IA et agriculture
Des gains de productivité à attendre
Gilles Babinet, spécialiste du numérique, estime que l'Intelligence artificielle (IA) peut constituer un véritable atout pour un système aussi complexe que l'agriculture.
L’Intelligence artificielle (IA) ne tient pas les promesses de gains de productivité qu’elle permettrait dans l’économie. Pourtant, l’agriculture est le domaine par excellence où elle pourrait se révéler fructueuse, parce que l’agriculture est complexe et que l’IA se prête bien à la gestion des systèmes complexes. Mais pour se déployer pleinement, il faudrait un environnement de confiance, loin des clivages sociétaux, expose Gilles Babinet (Conseil national du numérique). « On voit dans les médias un florilège d’articles extatiques sur les promesses de l’IA pour la productivité globale. Des experts internationaux comme Goldmann Sachs et Mc Kinsey, disent n’importe quoi » sur le sujet, en annonçant des taux d’augmentation de productivité de l’économie (de 2 % à 6 % par an). Il a cité l'économiste turco-américain Daron Acemoglu, qui chiffre l’incidence de l’IA sur la productivité globale à seulement 0,06 % par an. Selon la loi de Moore (du nom de Gordon Moore, cofondateur du groupe américain Intel dans les années 1960) les capacités des transistors dans les microprocesseurs doublent tous les 24 mois.
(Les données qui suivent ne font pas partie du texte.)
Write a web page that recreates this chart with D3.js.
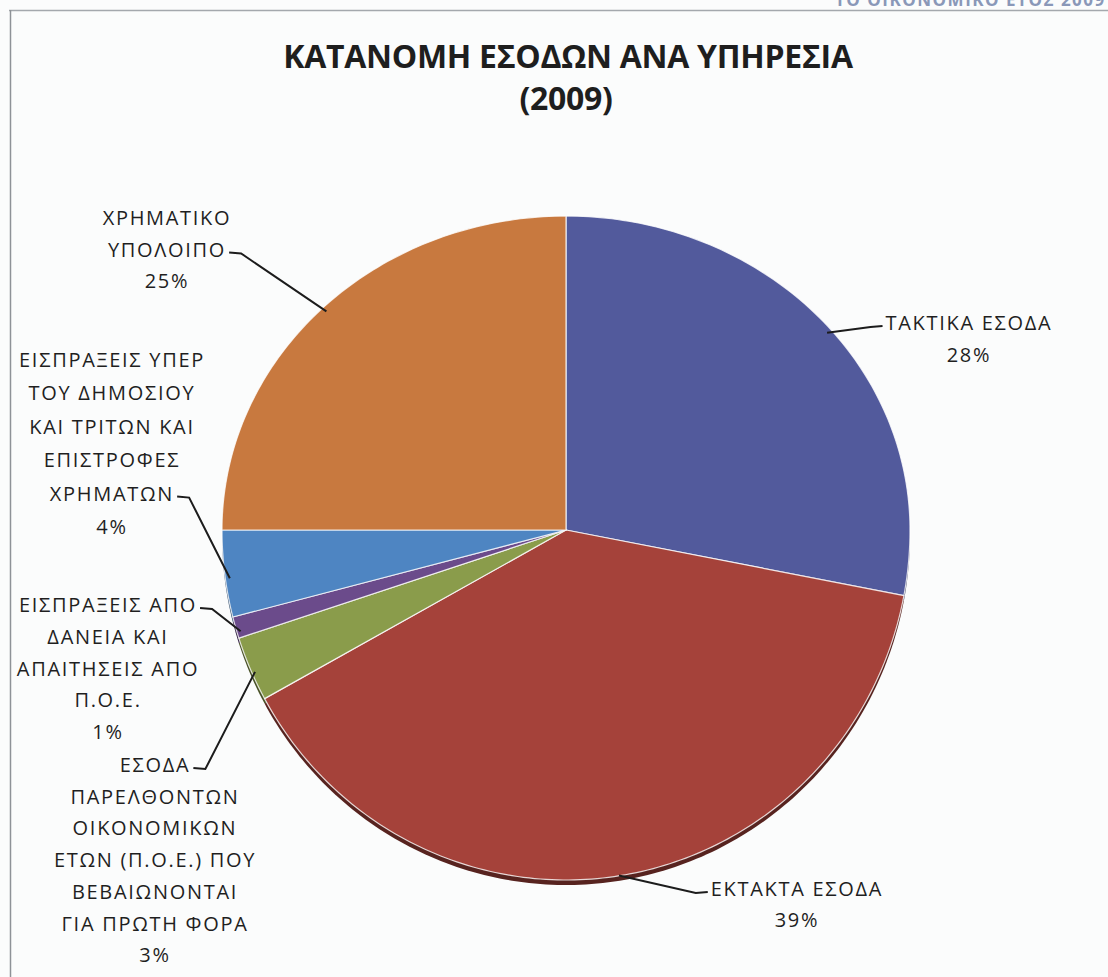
<!DOCTYPE html>
<html lang="el">
<head>
<meta charset="UTF-8">
<title>ΚΑΤΑΝΟΜΗ ΕΣΟΔΩΝ ΑΝΑ ΥΠΗΡΕΣΙΑ (2009)</title>
<style>
*{margin:0;padding:0;box-sizing:border-box}
body{background:#fbfcfc;width:1108px;height:977px;overflow:hidden}
svg{display:block}
</style>
</head>
<body>
<div id="chart"></div>
<script src="https://cdnjs.cloudflare.com/ajax/libs/d3/7.8.5/d3.min.js"></script>
<script>
// data, clockwise from 12 o'clock
const categories = [
  "ΤΑΚΤΙΚΑ ΕΣΟΔΑ",
  "ΕΚΤΑΚΤΑ ΕΣΟΔΑ",
  "ΕΣΟΔΑ ΠΑΡΕΛΘΟΝΤΩΝ ΟΙΚΟΝΟΜΙΚΩΝ ΕΤΩΝ (Π.Ο.Ε.) ΠΟΥ ΒΕΒΑΙΩΝΟΝΤΑΙ ΓΙΑ ΠΡΩΤΗ ΦΟΡΑ",
  "ΕΙΣΠΡΑΞΕΙΣ ΑΠΟ ΔΑΝΕΙΑ ΚΑΙ ΑΠΑΙΤΗΣΕΙΣ ΑΠΟ Π.Ο.Ε.",
  "ΕΙΣΠΡΑΞΕΙΣ ΥΠΕΡ ΤΟΥ ΔΗΜΟΣΙΟΥ ΚΑΙ ΤΡΙΤΩΝ ΚΑΙ ΕΠΙΣΤΡΟΦΕΣ ΧΡΗΜΑΤΩΝ",
  "ΧΡΗΜΑΤΙΚΟ ΥΠΟΛΟΙΠΟ"
];
const percents = [28, 39, 3, 1, 4, 25];
const labelLines = [
  ["ΤΑΚΤΙΚΑ ΕΣΟΔΑ"],
  ["ΕΚΤΑΚΤΑ ΕΣΟΔΑ"],
  ["ΕΣΟΔΑ", "ΠΑΡΕΛΘΟΝΤΩΝ", "ΟΙΚΟΝΟΜΙΚΩΝ", "ΕΤΩΝ (Π.Ο.Ε.) ΠΟΥ", "ΒΕΒΑΙΩΝΟΝΤΑΙ", "ΓΙΑ ΠΡΩΤΗ ΦΟΡΑ"],
  ["ΕΙΣΠΡΑΞΕΙΣ ΑΠΟ", "ΔΑΝΕΙΑ ΚΑΙ", "ΑΠΑΙΤΗΣΕΙΣ ΑΠΟ", "Π.Ο.Ε."],
  ["ΕΙΣΠΡΑΞΕΙΣ ΥΠΕΡ", "ΤΟΥ ΔΗΜΟΣΙΟΥ", "ΚΑΙ ΤΡΙΤΩΝ ΚΑΙ", "ΕΠΙΣΤΡΟΦΕΣ", "ΧΡΗΜΑΤΩΝ"],
  ["ΧΡΗΜΑΤΙΚΟ", "ΥΠΟΛΟΙΠΟ"]
];
const colors = ["#525a9c", "#a5423a", "#8a9c4b", "#6b4b8b", "#4e85c2", "#c8793f"];

// label layout: centre x, first line y, line step, line carrying the leader, side
const labelX = [969, 797, 155, 108, 112, 167];
const labelY = [323, 889, 765, 605, 360, 218];
const labelStep = [32, 31, 31.7, 31.8, 33.4, 31.5];
const leaderLine = [0, 0, 0, 0, 4, 1];
const leaderSide = [-1, -1, 1, 1, 1, 1];

const W = 1108, H = 977;
const cx = 566, cy = 530, rx = 344, ryTop = 314, ryBot = 350, edge = 5;
const font = "'Open Sans','DejaVu Sans',sans-serif";

const svg = d3.select("#chart").append("svg").attr("width", W).attr("height", H);

// page frame
svg.append("rect").attr("width", W).attr("height", H).attr("fill", "#fbfcfc");
svg.append("line").attr("x1", 9).attr("x2", W).attr("y1", 10.5).attr("y2", 10.5).attr("stroke", "#a4a8ad").attr("stroke-width", 1.5);
svg.append("line").attr("x1", 10.5).attr("x2", 10.5).attr("y1", 10).attr("y2", H).attr("stroke", "#8e9297").attr("stroke-width", 1.5);
svg.append("text").attr("x", 835).attr("y", 6).attr("font-family", font).attr("font-weight", 700)
  .attr("font-size", 17).attr("letter-spacing", 1.5).attr("fill", "#8a98b8").text("ΤΟ ΟΙΚΟΝΟΜΙΚΟ ΕΤΟΣ 2009");

// title
const title = svg.append("text").attr("text-anchor", "middle").attr("font-family", font)
  .attr("font-weight", 700).attr("font-size", 32).attr("letter-spacing", -0.3).attr("fill", "#1e1e1e");
title.append("tspan").attr("x", 568).attr("y", 68).text("ΚΑΤΑΝΟΜΗ ΕΣΟΔΩΝ ΑΝΑ ΥΠΗΡΕΣΙΑ");
title.append("tspan").attr("x", 566).attr("y", 110).text("(2009)");

// point on the tilted pie rim, angle from 12 o'clock clockwise
function rim(a, k = 1) {
  const c = Math.cos(a);
  return [cx + k * rx * Math.sin(a), cy - k * (c > 0 ? ryTop : ryBot) * c];
}
function slicePath(d, dy = 0) {
  const n = Math.max(4, Math.ceil((d.endAngle - d.startAngle) * 60));
  const pts = [[cx, cy]].concat(d3.range(n + 1).map(i => rim(d.startAngle + (d.endAngle - d.startAngle) * i / n)));
  return d3.line()(pts.map(p => [p[0], p[1] + dy])) + "Z";
}

const arcs = d3.pie().sort(null).value(d => d)(percents);

// dark rim under the front of the pie
svg.append("g").selectAll("path").data(arcs).join("path")
  .attr("d", d => slicePath(d, edge))
  .attr("fill", (d, i) => d3.color(colors[i]).darker(1.8));

svg.append("g").selectAll("path").data(arcs).join("path")
  .attr("d", d => slicePath(d))
  .attr("fill", (d, i) => colors[i])
  .attr("stroke", "#ffffff").attr("stroke-width", 1.2).attr("stroke-opacity", 0.8)
  .attr("stroke-linejoin", "round");

// labels + leader lines
const lg = svg.append("g").attr("font-family", font).attr("font-size", 20)
  .attr("letter-spacing", 1.7).attr("fill", "#1f1f1f");
arcs.forEach((d, i) => {
  const lines = labelLines[i].concat([percents[i] + "%"]);
  const t = lg.append("text").attr("text-anchor", "middle");
  const spans = lines.map((s, j) => t.append("tspan").attr("x", labelX[i])
    .attr("y", labelY[i] + j * labelStep[i] + 7).text(s));
  const j = leaderLine[i];
  const w = spans[j].node().getComputedTextLength();
  const ly = labelY[i] + j * labelStep[i] + 3;
  const side = leaderSide[i];
  const x0 = labelX[i] + side * (w / 2 + 3);
  const mid = (d.startAngle + d.endAngle) / 2;
  const end = rim(mid, 0.985);
  if (Math.cos(mid) < 0) end[1] += edge;
  svg.append("path")
    .attr("d", d3.line()([[x0, ly], [x0 + side * 12, ly + 1], end]))
    .attr("fill", "none").attr("stroke", "#1c1c1c").attr("stroke-width", 2);
});
</script>
</body>
</html>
Par comparaison, les capacités du moteur à explosion n’ont été multipliées « que » par quatre depuis le XIXe siècle.
Travailler ensemble
Au milieu de ce potentiel immense mais à peine développé, l’agriculture est le secteur idéal pour l’intelligence artificielle, en raison de la complexité des décisions. « Un agriculteur fait face à des centaines, voire des milliers de décisions au cours d’un cycle de production », souligne Gilles Babinet. La condition pour que l’IA débouche sur un accroissement de la productivité en agriculture est que « toutes les parties prenantes travaillent entre elles » : agriculteurs, chercheurs, innovateurs, société civile. « Nous avons un bon écosystème agricole, de bons chercheurs, de bons innovateurs. Mais la confrontation entre les fermiers et les écologistes bloque les interactions et la compréhension mutuelle entre les parties prenantes ». A contrario, il a cité les Pays-Bas, maintenant deuxième exportateur mondial de produits agricoles et agroalimentaires, et Israël, « qui est devenu une nation d’agronomes en moins de 30 ans ». Dans ces deux pays, le fait d’avoir des interactions fortes entre les acteurs se traduit par des gains de productivité en agriculture. Les Pays-Bas sont connus pour leur capacité de concertation, a-t-il rappelé, citant Philippe d’Iribarne, directeur de recherche au CNRS, qui a analysé l’organisation de ce pays où « l’ajustement entre supérieurs et subordonnés passe par le dialogue », tandis que « les données factuelles sont examinées avec attention et objectivité ».